Burton: The freshman senator — who noted both parties “have distinct differences but we respect those differences” — praised GOP work in the upper chamber to scrap the two-thirds rule requiring 21 senators to agree before a bill could go to the floor for debate. They instead required three-fifths, or 19 senators, to agree. “The Senate got a lot of legislation passed and that is why,” she said. She praised funding for border security and talked about her policy to prevent taxpayer-funded lobbyists from talking to her office.

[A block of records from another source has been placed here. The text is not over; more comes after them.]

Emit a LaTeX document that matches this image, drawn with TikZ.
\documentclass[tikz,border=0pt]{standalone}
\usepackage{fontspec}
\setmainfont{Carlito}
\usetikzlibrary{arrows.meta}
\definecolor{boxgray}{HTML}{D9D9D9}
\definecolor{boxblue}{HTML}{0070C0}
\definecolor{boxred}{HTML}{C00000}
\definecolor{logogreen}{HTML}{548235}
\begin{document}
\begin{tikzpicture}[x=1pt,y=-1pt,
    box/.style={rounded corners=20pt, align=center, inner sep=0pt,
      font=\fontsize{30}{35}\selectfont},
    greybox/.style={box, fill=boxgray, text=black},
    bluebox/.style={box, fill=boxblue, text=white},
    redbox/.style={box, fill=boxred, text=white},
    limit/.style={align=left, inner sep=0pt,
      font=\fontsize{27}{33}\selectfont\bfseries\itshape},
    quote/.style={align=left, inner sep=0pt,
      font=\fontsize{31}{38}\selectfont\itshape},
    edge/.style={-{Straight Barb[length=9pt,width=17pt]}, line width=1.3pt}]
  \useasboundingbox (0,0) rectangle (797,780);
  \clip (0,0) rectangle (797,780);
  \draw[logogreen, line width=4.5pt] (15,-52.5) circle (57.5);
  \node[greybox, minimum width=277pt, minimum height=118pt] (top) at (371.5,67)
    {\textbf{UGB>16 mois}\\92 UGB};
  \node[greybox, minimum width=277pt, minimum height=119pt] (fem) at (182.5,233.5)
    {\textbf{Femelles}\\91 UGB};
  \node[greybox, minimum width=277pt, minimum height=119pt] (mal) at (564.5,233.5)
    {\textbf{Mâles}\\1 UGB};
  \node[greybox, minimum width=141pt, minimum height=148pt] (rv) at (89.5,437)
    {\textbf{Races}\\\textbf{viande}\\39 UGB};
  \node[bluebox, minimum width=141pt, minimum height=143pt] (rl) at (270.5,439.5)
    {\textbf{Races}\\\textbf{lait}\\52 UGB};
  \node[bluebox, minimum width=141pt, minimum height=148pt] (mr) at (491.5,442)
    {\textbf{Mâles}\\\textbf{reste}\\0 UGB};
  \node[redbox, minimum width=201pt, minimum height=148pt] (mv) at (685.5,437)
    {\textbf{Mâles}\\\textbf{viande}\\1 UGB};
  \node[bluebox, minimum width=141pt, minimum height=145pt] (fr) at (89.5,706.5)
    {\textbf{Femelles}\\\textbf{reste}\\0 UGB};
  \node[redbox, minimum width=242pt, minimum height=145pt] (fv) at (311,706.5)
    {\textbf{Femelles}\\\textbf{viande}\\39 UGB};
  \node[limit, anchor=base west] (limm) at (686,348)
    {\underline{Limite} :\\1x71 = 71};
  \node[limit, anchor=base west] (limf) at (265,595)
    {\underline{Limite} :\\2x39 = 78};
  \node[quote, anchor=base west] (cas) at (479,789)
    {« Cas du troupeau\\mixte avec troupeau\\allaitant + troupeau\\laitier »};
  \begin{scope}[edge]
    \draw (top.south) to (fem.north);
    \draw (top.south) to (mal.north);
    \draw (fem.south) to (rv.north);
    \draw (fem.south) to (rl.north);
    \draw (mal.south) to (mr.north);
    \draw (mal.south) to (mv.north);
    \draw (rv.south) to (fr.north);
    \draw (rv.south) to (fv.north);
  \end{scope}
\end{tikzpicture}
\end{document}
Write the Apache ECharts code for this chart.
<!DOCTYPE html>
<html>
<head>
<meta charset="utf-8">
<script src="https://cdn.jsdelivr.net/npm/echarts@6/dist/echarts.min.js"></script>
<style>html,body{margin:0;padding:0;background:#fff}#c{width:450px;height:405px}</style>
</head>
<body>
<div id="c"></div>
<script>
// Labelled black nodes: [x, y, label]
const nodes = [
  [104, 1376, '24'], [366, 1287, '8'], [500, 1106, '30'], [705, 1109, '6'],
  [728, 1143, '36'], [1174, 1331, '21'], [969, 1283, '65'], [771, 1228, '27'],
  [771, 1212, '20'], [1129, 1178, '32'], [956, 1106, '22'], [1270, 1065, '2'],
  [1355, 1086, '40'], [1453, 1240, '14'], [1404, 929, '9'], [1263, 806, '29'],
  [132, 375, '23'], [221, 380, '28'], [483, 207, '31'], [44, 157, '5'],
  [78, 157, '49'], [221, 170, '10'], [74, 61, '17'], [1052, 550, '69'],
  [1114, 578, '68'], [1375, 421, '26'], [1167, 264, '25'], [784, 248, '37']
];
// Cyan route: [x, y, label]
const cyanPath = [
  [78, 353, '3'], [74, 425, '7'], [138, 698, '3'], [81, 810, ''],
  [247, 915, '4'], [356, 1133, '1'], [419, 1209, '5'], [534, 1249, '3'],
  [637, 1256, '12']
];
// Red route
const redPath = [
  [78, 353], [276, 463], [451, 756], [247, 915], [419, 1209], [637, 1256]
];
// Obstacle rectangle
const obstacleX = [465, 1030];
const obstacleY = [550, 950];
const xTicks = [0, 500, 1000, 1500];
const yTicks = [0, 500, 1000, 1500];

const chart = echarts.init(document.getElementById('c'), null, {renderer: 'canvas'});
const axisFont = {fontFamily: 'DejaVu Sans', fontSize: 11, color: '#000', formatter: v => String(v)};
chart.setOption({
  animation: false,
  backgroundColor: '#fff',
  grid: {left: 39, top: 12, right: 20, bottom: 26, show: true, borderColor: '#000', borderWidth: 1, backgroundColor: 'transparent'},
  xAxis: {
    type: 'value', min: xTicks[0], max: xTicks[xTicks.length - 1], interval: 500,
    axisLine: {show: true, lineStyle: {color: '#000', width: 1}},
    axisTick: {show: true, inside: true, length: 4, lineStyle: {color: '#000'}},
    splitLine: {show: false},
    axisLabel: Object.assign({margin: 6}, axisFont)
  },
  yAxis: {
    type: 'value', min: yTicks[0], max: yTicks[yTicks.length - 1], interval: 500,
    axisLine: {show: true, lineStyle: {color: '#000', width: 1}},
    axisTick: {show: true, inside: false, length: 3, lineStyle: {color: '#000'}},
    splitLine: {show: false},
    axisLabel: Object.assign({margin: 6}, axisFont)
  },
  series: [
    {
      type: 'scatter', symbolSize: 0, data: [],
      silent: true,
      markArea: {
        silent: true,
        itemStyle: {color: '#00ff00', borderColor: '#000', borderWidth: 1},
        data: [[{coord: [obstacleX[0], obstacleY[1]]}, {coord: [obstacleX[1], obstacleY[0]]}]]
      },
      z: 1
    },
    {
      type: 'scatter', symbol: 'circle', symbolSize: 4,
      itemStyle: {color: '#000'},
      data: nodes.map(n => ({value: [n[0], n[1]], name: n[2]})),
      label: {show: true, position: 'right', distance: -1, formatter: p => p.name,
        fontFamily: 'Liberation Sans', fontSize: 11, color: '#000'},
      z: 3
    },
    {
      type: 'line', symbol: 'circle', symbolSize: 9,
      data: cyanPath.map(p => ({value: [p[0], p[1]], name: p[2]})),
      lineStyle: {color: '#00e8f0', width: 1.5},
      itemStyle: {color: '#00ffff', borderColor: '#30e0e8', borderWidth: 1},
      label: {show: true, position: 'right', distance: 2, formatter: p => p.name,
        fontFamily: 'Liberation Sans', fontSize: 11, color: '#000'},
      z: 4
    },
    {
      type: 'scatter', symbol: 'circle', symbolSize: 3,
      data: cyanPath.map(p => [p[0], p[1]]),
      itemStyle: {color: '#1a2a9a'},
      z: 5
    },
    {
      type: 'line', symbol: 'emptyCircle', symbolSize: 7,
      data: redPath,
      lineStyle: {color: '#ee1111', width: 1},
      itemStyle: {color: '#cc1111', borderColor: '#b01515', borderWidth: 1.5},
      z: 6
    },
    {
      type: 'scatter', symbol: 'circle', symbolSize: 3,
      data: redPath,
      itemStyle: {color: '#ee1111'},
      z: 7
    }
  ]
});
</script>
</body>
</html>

And unlike Collier, she said she’s very glad the legislature took action on open carry and campus carry. “A right, to me, is very different from a law,” she said. “Anything we did in Austin was to help law abiding citizens. ... We are infringing too much on law abiding citizens’ right to carry and we wanted to get back to law-abiding citizens having their Second Amendment rights.”

Turner: He noted that this was his third session in the legislature and said it was “the most challenging of the three.” He said education, “the most important thing state government is involved in,” was under served financially and lawmakers may have to go back to the drawing board after the courts rule. “We had an opportunity to address an issue that we needed to address, but we fell short,” he said. At the same time, he praised lawmakers for approving a “long overdue” bond package with more than $3 million for construction projects at public universities statewide including the University of North Texas Health Science Center at Fort Worth, the University of Texas at Arlington and Tarleton State University’s new local campus.

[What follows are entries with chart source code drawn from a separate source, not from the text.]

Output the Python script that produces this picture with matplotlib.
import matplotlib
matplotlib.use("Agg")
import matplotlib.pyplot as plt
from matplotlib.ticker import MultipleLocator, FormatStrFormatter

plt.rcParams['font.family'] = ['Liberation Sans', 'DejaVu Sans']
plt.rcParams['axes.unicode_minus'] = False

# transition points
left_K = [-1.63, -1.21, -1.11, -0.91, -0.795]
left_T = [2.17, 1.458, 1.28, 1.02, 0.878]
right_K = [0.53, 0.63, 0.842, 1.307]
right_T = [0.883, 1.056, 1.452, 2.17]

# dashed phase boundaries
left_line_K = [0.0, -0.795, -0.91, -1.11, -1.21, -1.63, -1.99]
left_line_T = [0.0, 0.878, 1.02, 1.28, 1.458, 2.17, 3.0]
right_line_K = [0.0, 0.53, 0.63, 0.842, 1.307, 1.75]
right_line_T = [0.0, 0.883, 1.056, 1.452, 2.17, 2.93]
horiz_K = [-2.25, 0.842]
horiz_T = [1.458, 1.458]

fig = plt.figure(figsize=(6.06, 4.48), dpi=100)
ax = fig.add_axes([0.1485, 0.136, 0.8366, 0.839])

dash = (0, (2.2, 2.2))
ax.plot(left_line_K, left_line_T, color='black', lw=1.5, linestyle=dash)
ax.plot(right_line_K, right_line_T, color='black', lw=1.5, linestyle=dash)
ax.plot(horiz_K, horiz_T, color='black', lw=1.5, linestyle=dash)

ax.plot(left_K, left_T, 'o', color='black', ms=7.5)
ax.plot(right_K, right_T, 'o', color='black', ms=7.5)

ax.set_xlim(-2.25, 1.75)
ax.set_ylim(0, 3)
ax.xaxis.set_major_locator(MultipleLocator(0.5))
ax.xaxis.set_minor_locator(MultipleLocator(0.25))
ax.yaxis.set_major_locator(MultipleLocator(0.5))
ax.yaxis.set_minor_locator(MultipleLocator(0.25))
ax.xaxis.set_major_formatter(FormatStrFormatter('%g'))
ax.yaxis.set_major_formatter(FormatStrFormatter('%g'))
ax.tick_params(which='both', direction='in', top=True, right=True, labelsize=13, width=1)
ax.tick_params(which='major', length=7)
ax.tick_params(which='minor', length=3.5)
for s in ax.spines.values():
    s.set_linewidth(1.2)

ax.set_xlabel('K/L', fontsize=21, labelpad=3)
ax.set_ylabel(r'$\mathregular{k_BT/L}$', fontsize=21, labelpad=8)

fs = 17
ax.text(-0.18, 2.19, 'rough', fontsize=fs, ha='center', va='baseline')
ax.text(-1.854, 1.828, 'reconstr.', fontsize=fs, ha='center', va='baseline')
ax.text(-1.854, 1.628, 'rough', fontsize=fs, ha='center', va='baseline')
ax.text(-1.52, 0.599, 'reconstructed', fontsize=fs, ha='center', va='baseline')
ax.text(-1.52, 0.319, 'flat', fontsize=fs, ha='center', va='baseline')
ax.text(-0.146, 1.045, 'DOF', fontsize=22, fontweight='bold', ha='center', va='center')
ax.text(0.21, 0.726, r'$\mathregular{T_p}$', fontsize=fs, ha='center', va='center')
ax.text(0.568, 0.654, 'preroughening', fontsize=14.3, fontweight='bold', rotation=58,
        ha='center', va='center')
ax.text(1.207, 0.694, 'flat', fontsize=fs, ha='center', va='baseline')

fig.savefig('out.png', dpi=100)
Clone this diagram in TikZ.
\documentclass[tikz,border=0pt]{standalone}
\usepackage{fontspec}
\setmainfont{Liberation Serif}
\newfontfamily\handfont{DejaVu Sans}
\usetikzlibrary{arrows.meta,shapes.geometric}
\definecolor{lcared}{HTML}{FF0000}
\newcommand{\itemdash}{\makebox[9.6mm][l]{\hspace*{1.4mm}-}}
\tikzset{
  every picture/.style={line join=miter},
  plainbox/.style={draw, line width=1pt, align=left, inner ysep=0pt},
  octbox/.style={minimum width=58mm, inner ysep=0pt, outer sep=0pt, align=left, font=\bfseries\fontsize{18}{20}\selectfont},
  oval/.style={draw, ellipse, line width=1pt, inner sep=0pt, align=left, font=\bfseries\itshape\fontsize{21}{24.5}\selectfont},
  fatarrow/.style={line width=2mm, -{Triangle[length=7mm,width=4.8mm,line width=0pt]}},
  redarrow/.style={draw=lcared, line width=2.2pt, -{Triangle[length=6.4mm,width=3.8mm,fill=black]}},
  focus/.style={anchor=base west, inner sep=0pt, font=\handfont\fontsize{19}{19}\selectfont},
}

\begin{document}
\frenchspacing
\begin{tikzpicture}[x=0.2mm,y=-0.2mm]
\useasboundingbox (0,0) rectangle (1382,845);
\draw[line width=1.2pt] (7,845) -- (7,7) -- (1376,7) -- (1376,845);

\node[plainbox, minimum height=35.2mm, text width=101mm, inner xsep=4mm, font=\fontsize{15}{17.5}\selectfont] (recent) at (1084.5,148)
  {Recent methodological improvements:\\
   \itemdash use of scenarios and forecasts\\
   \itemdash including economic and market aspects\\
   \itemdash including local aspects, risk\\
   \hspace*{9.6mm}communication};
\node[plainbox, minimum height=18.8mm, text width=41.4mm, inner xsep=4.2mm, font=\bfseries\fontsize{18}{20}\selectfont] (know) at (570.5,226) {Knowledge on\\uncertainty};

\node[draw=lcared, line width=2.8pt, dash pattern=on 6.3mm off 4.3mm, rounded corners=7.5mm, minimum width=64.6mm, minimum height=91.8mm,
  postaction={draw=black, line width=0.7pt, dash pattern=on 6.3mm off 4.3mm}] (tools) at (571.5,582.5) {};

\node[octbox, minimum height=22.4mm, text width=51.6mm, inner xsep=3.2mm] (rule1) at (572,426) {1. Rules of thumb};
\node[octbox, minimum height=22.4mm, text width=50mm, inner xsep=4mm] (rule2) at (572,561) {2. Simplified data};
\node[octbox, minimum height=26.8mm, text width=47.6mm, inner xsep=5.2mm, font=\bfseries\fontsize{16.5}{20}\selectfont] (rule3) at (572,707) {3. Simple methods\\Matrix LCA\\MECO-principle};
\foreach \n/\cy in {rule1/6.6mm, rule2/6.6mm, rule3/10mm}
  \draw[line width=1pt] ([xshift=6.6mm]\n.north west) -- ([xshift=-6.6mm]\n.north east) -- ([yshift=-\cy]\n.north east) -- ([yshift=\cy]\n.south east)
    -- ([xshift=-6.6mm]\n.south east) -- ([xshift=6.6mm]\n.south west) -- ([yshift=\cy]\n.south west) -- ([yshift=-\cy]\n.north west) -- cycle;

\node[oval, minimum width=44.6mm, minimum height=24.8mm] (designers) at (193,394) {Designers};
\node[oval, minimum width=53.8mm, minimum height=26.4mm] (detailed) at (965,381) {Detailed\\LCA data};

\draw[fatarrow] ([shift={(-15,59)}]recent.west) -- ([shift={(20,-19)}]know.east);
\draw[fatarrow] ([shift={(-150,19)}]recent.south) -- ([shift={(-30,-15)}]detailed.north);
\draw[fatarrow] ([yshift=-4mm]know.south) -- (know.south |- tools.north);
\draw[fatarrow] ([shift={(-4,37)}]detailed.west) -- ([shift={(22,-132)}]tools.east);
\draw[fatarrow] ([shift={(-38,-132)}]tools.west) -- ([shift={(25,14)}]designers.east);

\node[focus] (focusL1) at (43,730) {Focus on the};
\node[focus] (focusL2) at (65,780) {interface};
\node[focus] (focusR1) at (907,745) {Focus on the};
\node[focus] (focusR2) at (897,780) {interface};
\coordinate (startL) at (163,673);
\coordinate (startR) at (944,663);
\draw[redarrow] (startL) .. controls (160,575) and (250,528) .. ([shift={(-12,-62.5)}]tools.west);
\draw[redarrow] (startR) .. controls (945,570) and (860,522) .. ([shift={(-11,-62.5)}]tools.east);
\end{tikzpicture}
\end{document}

Capriglione: He said working on the House Appropriations Committee was the “hardest few months of my life” but worthwhile because lawmakers were able to produce a “very fiscally conservative budget.” He touted additional funding carved out for border security and noted that parks were fully funded. He also mentioned a bill he passed to create a Texas Bullion Depository, giving Texans, businesses and others a place to store their gold, silver and precious metals and “provide some sort of commodities exchange program.” And he touted House Bill 1295 that, as of Jan. 1, puts online a searchable database that lets Texans look through contracts with government entities to see who — brokers, consultants, lawmakers or others — benefited from them.